Estimation by neural additive models and post-hoc orthogonalization

As stated above, the application of functional decomposition methods strongly depends on the availability of a user-friendly algorithm to compute the functions f_θ. To arrive at the decomposition in Eq. (1) satisfying the stacked orthogonality constraints, we propose the following three-step procedure:

In the first step, we generate a sample of n data points ${\mathcal{S}}={\{{F}_{i},{X}_{i1},\ldots ,{X}_{id}\}}_{i = 1,\ldots ,n}$, where X_ij, j ∈ ϒ, and F_i = F({X_i1, …, X_id}) denote the j-th feature value and the value of the prediction function, respectively, of the i-th data point.
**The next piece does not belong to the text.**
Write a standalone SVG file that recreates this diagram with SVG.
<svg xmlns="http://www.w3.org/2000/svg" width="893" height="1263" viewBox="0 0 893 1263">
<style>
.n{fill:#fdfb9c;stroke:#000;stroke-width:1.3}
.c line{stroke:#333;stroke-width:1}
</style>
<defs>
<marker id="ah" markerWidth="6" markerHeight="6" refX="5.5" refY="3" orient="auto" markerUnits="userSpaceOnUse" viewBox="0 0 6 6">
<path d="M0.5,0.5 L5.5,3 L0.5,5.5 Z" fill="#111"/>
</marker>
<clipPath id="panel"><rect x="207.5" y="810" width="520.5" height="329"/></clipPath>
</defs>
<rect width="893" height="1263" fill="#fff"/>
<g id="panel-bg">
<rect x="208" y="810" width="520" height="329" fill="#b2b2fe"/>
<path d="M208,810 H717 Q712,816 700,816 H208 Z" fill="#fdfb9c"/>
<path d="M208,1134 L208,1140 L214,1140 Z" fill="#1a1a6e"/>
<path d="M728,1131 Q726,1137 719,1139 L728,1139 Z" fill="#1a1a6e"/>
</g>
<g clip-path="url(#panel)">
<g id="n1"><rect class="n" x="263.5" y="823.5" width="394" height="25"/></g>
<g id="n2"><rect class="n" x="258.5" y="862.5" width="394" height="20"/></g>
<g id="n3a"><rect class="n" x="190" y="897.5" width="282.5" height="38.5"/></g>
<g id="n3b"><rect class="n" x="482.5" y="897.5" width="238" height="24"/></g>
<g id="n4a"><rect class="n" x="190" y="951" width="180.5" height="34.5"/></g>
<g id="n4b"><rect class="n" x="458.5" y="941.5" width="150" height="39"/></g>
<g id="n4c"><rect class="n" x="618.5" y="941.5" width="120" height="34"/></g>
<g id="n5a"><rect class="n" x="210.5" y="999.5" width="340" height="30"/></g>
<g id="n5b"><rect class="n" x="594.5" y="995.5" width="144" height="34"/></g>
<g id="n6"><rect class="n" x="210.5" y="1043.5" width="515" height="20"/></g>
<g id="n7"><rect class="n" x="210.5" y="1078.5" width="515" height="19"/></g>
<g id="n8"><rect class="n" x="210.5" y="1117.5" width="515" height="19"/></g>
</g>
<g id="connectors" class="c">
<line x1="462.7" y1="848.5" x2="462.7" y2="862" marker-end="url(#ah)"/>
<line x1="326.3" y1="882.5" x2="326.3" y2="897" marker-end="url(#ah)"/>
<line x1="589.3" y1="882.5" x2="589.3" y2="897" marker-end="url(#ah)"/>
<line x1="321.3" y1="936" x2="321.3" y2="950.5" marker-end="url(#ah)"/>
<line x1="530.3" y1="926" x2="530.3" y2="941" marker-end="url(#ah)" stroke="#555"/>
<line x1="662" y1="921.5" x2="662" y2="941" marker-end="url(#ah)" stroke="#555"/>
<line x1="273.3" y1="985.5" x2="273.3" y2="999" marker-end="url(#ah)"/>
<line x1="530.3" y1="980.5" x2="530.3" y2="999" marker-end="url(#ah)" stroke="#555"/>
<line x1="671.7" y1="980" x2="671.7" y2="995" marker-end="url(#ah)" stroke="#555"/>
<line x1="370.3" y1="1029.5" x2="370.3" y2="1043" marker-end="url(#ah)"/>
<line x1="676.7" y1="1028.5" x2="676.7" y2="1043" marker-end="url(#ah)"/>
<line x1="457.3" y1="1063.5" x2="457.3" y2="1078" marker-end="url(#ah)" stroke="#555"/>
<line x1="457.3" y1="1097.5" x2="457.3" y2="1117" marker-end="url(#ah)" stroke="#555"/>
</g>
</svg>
For instance, the data could be sampled from an available set of training data that were used previously for the learning of F. In this case, the probability measure P_X is given by the distribution of the feature values in the training data. Alternatively, one could use a grid of feature values to generate ${\mathcal{S}}$ (corresponding to uniformly distributed features) or some other reference distribution for which an explanation is sought.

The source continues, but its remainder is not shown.